You may have heard the term “net worth” come up from time to time. It is a bit jargon-y, but it is a big thing in both the worlds of business and personal finance. Somehow adding “net” in front of anything (or “gross” for that matter) always makes it more confusing. At least to me. And I have an MBA. So… don’t tell my teachers or they might revoke my diploma.
Anyhow, today I’ll explain what net worth is within a personal finance context. I’ll talk about how you calculate it (spoiler: there is a lot of disagreement about what should be included in net worth) and also why you should even bother to think about your net worth at all.
Net worth is arithmetic: assets minus liabilities
At the simplest level, net worth is a calculation of all of your assets less all of your liabilities. Your assets include anything you own. Typically, you include only long term assets. What does this mean? That new leather jacket you bought for $500 is probably not an asset. If, however, you purchased a leather jacket that is a collector’s item and could be re-sold in the future for more money, you could potentially consider that an asset.
This is where the gray area of what should and should not be included in net worth comes in. There is consensus in the world of personal finance that checking, savings and retirement account balances belong in a net worth calculation, but that might be where the agreed upon list ends. Some people include cars, some don’t. Some people include houses, some don’t. Some people even include their “individual capital,” which is essentially future earning potential based on skills you possess. You can see how this gets fuzzy pretty quickly.
The liabilities side of the equation is somewhat clearer. Liabilities are essentially debts: anything that you owe another person or institution. This includes student loans, car loans, mortgage loans, etc. The liabilities included in your net worth should tie to the assets. For example, if you include the value of your car as an asset, include the value of your car loan as a liability. The same goes for a home and a mortgage.
Here is a quick summary table of assets and liabilities that should always or sometimes be include in net worth.
A Quick Example
Let’s do a simple example to illustrate how a (theoretical) person might calculate their net worth. Let’s look at a 20-something professional who rents an apartment in New York, doesn’t have a car, and makes $65,000 per year. Their net worth might look something like this:
This example is a pretty simple calculation, as we don’t have to worry about guessing what a home or car’s current value is, or determining if that should be included in the first place. What is useful here is to see that you could easily think that this person is doing very well, having amassed $15,000 in assets. But, it is important to look at the full picture, and when you take into account what is owed in student loans and credit card balances, you get a very different picture. This is not to say that this person isn’t doing well, since they have a relatively modest net worth. It is only to say that you must look at both assets and liabilities to get the full picture.

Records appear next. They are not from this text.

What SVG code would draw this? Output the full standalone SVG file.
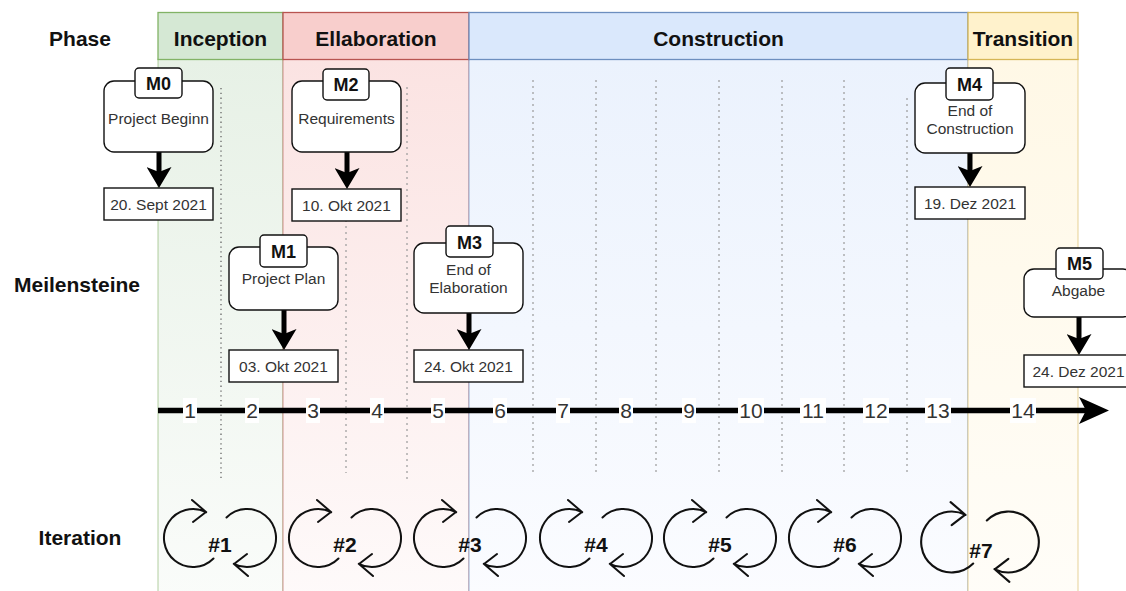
<svg xmlns="http://www.w3.org/2000/svg" width="1126" height="591" viewBox="0 0 1126 591">
<style>
text{font-family:"Liberation Sans",Arial,Helvetica,sans-serif}
.lbl{font-size:21px;font-weight:bold;fill:#111;text-anchor:middle}
.ms{font-size:15.5px;fill:#333;text-anchor:middle}
.tab{font-size:18px;font-weight:bold;fill:#111;text-anchor:middle}
.num{font-size:21px;fill:#333;text-anchor:middle}
.it{font-size:21px;font-weight:bold;fill:#111;text-anchor:middle}
.box{fill:#fff;stroke:#111;stroke-width:1.4}
.vd{stroke:#9a9a9a;stroke-width:1.2;stroke-dasharray:2 4;fill:none}
.vd0{stroke:#666;stroke-width:1.3;stroke-dasharray:1.3 3.5;fill:none}
.arr{stroke:#000;stroke-width:5;fill:none}
</style>
<defs>
<linearGradient id="gG" x1="0" y1="0" x2="0" y2="1"><stop offset="0" stop-color="#e7f1e6"/><stop offset="1" stop-color="#fafcfa"/></linearGradient>
<linearGradient id="gR" x1="0" y1="0" x2="0" y2="1"><stop offset="0" stop-color="#fbe3e2"/><stop offset="1" stop-color="#fefafa"/></linearGradient>
<linearGradient id="gB" x1="0" y1="0" x2="0" y2="1"><stop offset="0" stop-color="#ebf2fd"/><stop offset="1" stop-color="#fbfcff"/></linearGradient>
<linearGradient id="gY" x1="0" y1="0" x2="0" y2="1"><stop offset="0" stop-color="#fff8e6"/><stop offset="1" stop-color="#fffdf8"/></linearGradient>
<marker id="ah" viewBox="0 0 21 25" refX="11" refY="12.5" markerWidth="21" markerHeight="25" markerUnits="userSpaceOnUse" orient="auto"><path d="M0,0 L21,12.5 L0,25 L5,12.5 Z" fill="#000"/></marker>
<marker id="ah2" viewBox="0 0 30 27" refX="18" refY="13.5" markerWidth="30" markerHeight="27" markerUnits="userSpaceOnUse" orient="auto"><path d="M0,0 L30,13.5 L0,27 L7,13.5 Z" fill="#000"/></marker>
<g id="cyc"><path d="M -6.5 20.5 A 29 29 0 1 1 -13.8 -25.8 M -28 -38 L -14 -26 L -27 -16 M 6.5 -20.5 A 29 29 0 1 1 13.8 25.8 M 28 38 L 14 26 L 27 16" fill="none" stroke="#111" stroke-width="2" stroke-linecap="round" stroke-linejoin="round"/></g>
</defs>

<g id="phase-bodies">
<rect x="158" y="59" width="125" height="540" fill="url(#gG)" stroke="#82b366" stroke-opacity="0.6"/>
<rect x="283" y="59" width="186" height="540" fill="url(#gR)" stroke="#b85450" stroke-opacity="0.6"/>
<rect x="469" y="59" width="499" height="540" fill="url(#gB)" stroke="#6c8ebf" stroke-opacity="0.7"/>
<rect x="968" y="59" width="110" height="540" fill="url(#gY)" stroke="#d6b656" stroke-opacity="0.6"/>
</g>

<g id="phase-headers">
<g id="inception"><rect x="158" y="12.5" width="125" height="47" fill="#d5e8d4" stroke="#82b366" stroke-width="1.3"/><text class="lbl" x="220.5" y="45.5">Inception</text></g>
<g id="ellaboration"><rect x="283" y="12.5" width="186" height="47" fill="#f8cecc" stroke="#b85450" stroke-width="1.3"/><text class="lbl" x="376" y="45.5">Ellaboration</text></g>
<g id="construction"><rect x="469" y="12.5" width="499" height="47" fill="#dae8fc" stroke="#6c8ebf" stroke-width="1.3"/><text class="lbl" x="718.5" y="45.5">Construction</text></g>
<g id="transition"><rect x="968" y="12.5" width="110" height="47" fill="#fff2cc" stroke="#d6b656" stroke-width="1.3"/><text class="lbl" x="1023" y="45.5">Transition</text></g>
</g>

<g id="row-labels">
<text class="lbl" x="80" y="45.5">Phase</text>
<text class="lbl" x="77" y="292">Meilensteine</text>
<text class="lbl" x="80" y="545">Iteration</text>
</g>

<g id="separators">
<line class="vd0" x1="221" y1="88" x2="221" y2="481"/>
<line class="vd" x1="346" y1="88" x2="346" y2="473"/>
<line class="vd" x1="407" y1="87" x2="407" y2="479"/>
<line class="vd" x1="533" y1="80" x2="533" y2="473"/>
<line class="vd" x1="596" y1="80" x2="596" y2="473"/>
<line class="vd" x1="656" y1="80" x2="656" y2="473"/>
<line class="vd" x1="719" y1="80" x2="719" y2="473"/>
<line class="vd" x1="782" y1="80" x2="782" y2="473"/>
<line class="vd" x1="844" y1="80" x2="844" y2="473"/>
<line class="vd" x1="907" y1="98" x2="907" y2="473"/>
</g>

<g id="connectors">
<line x1="158" y1="410.5" x2="1097" y2="410.5" stroke="#000" stroke-width="5.5" marker-end="url(#ah2)"/>
<path class="arr" d="M159 152 V178" marker-end="url(#ah)"/>
<path class="arr" d="M347 152 V179" marker-end="url(#ah)"/>
<path class="arr" d="M284 310 V340" marker-end="url(#ah)"/>
<path class="arr" d="M469 313 V340" marker-end="url(#ah)"/>
<path class="arr" d="M970 153 V177" marker-end="url(#ah)"/>
<path class="arr" d="M1079 317 V345" marker-end="url(#ah)"/>
</g>

<g id="timeline-numbers">
<rect x="183" y="398" width="14" height="25" fill="#fff"/><text class="num" x="190" y="418">1</text>
<rect x="245" y="398" width="14" height="25" fill="#fff"/><text class="num" x="252" y="418">2</text>
<rect x="306" y="398" width="14" height="25" fill="#fff"/><text class="num" x="313" y="418">3</text>
<rect x="370" y="398" width="14" height="25" fill="#fff"/><text class="num" x="377" y="418">4</text>
<rect x="431" y="398" width="14" height="25" fill="#fff"/><text class="num" x="438" y="418">5</text>
<rect x="493" y="398" width="14" height="25" fill="#fff"/><text class="num" x="500" y="418">6</text>
<rect x="556" y="398" width="14" height="25" fill="#fff"/><text class="num" x="563" y="418">7</text>
<rect x="619" y="398" width="14" height="25" fill="#fff"/><text class="num" x="626" y="418">8</text>
<rect x="682" y="398" width="14" height="25" fill="#fff"/><text class="num" x="689" y="418">9</text>
<rect x="738" y="398" width="26" height="25" fill="#fff"/><text class="num" x="751" y="418">10</text>
<rect x="800" y="398" width="26" height="25" fill="#fff"/><text class="num" x="813" y="418">11</text>
<rect x="863" y="398" width="26" height="25" fill="#fff"/><text class="num" x="876" y="418">12</text>
<rect x="925" y="398" width="26" height="25" fill="#fff"/><text class="num" x="938" y="418">13</text>
<rect x="1010" y="398" width="26" height="25" fill="#fff"/><text class="num" x="1023" y="418">14</text>
</g>

<g id="M0">
<rect class="box" x="104" y="81" width="109" height="71" rx="10"/>
<rect class="box" x="135" y="68" width="47" height="30" rx="4"/>
<text class="tab" x="158.5" y="89.5">M0</text>
<text class="ms" x="158.5" y="123.5">Project Beginn</text>
</g>
<g id="M0-date"><rect class="box" x="104" y="188" width="109" height="32"/><text class="ms" x="158.5" y="209.5">20. Sept 2021</text></g>

<g id="M2">
<rect class="box" x="292" y="81" width="109" height="71" rx="10"/>
<rect class="box" x="323" y="69" width="46" height="31" rx="4"/>
<text class="tab" x="346" y="91">M2</text>
<text class="ms" x="346.5" y="123.5">Requirements</text>
</g>
<g id="M2-date"><rect class="box" x="292" y="189" width="109" height="32"/><text class="ms" x="346.5" y="210.5">10. Okt 2021</text></g>

<g id="M1">
<rect class="box" x="229" y="247" width="109" height="63" rx="10"/>
<rect class="box" x="260" y="235" width="47" height="32" rx="4"/>
<text class="tab" x="283.5" y="257.5">M1</text>
<text class="ms" x="283.5" y="284">Project Plan</text>
</g>
<g id="M1-date"><rect class="box" x="229" y="350" width="109" height="32"/><text class="ms" x="283.5" y="371.5">03. Okt 2021</text></g>

<g id="M3">
<rect class="box" x="414" y="243" width="109" height="70" rx="10"/>
<rect class="box" x="446" y="226" width="47" height="31" rx="4"/>
<text class="tab" x="469.5" y="248.5">M3</text>
<text class="ms" x="468.5" y="275">End of</text>
<text class="ms" x="468.5" y="293">Elaboration</text>
</g>
<g id="M3-date"><rect class="box" x="414" y="350" width="109" height="32"/><text class="ms" x="468.5" y="371.5">24. Okt 2021</text></g>

<g id="M4">
<rect class="box" x="915" y="83" width="110" height="70" rx="10"/>
<rect class="box" x="946" y="68" width="47" height="32" rx="4"/>
<text class="tab" x="969.5" y="90.5">M4</text>
<text class="ms" x="970" y="115.5">End of</text>
<text class="ms" x="970" y="133.5">Construction</text>
</g>
<g id="M4-date"><rect class="box" x="915" y="187" width="110" height="32"/><text class="ms" x="970" y="208.5">19. Dez 2021</text></g>

<g id="M5">
<rect class="box" x="1024" y="269" width="109" height="48" rx="10"/>
<rect class="box" x="1056" y="248" width="47" height="31" rx="4"/>
<text class="tab" x="1079.5" y="270">M5</text>
<text class="ms" x="1078.5" y="296">Abgabe</text>
</g>
<g id="M5-date"><rect class="box" x="1024" y="355" width="109" height="32"/><text class="ms" x="1078.5" y="376.5">24. Dez 2021</text></g>

<g id="iter1"><use href="#cyc" transform="translate(220,538)"/><text class="it" x="220" y="552">#1</text></g>
<g id="iter2"><use href="#cyc" transform="translate(345,538)"/><text class="it" x="345" y="552">#2</text></g>
<g id="iter3"><use href="#cyc" transform="translate(470,538)"/><text class="it" x="470" y="552">#3</text></g>
<g id="iter4"><use href="#cyc" transform="translate(596,538)"/><text class="it" x="596" y="552">#4</text></g>
<g id="iter5"><use href="#cyc" transform="translate(720,538)"/><text class="it" x="720" y="552">#5</text></g>
<g id="iter6"><use href="#cyc" transform="translate(845,538)"/><text class="it" x="845" y="552">#6</text></g>
<g id="iter7"><use href="#cyc" transform="translate(980,542) scale(1.05)"/><text class="it" x="981" y="558">#7</text></g>
</svg>
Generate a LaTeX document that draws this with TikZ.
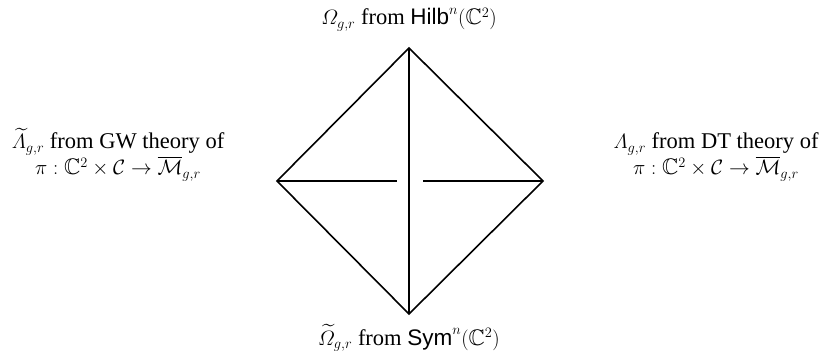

It is also worth noting that salary actually has no bearing whatsoever on net worth. If you make tons of money but spend it all, your net worth is no better off than if you make a meager salary and live within your means.
Why is net worth a useful tool?
Now that I have taught you how to do subtraction (I know, I’m a really good teacher), you might be wondering why the heck you should care about net worth. Won’t it just be depressing to calculate my net worth? Won’t I just feel like I’m behind in life, like everyone else is doing better than I am?
Here’s the thing about net worth. It should really only be used as a tool to compare yourself to yourself. Looking at your net worth in comparison to another person’s net worth is futile. There are so many different situations and circumstances not reflected in net worth, not to mention the fact that everyone makes their own decision about what to include in net worth. (Note that this probably won’t stop you from comparing your net worth to others. It certainly hasn’t stopped me. Oops.)
Net worth is best used over time, so start today
Do the math and calculate where you are today, including whatever assets and liabilities feel right to you. It doesn’t really matter what you include here, just make sure to include the same things in the future (i.e. if you decide you don’t want to track your home value and mortgage, that’s fine, just don’t add it back in later or it will skew the picture).
Then, at some point in the future (maybe every three months, maybe every year), do the math again. This will help you see where you’ve been and where you’re going. Maybe this will tell a happy story of decreasing debts and increasing net worth. Maybe you’re still in school and it makes sense to take on more debt to finance your education. But maybe you’ll see that your net worth is decreasing without brining you real value, and this will help you see that you need to change. Whatever your story is, knowing the numbers and seeing the change can only help.
Do you track your net worth? What do you include in it? Why do you care about net worth?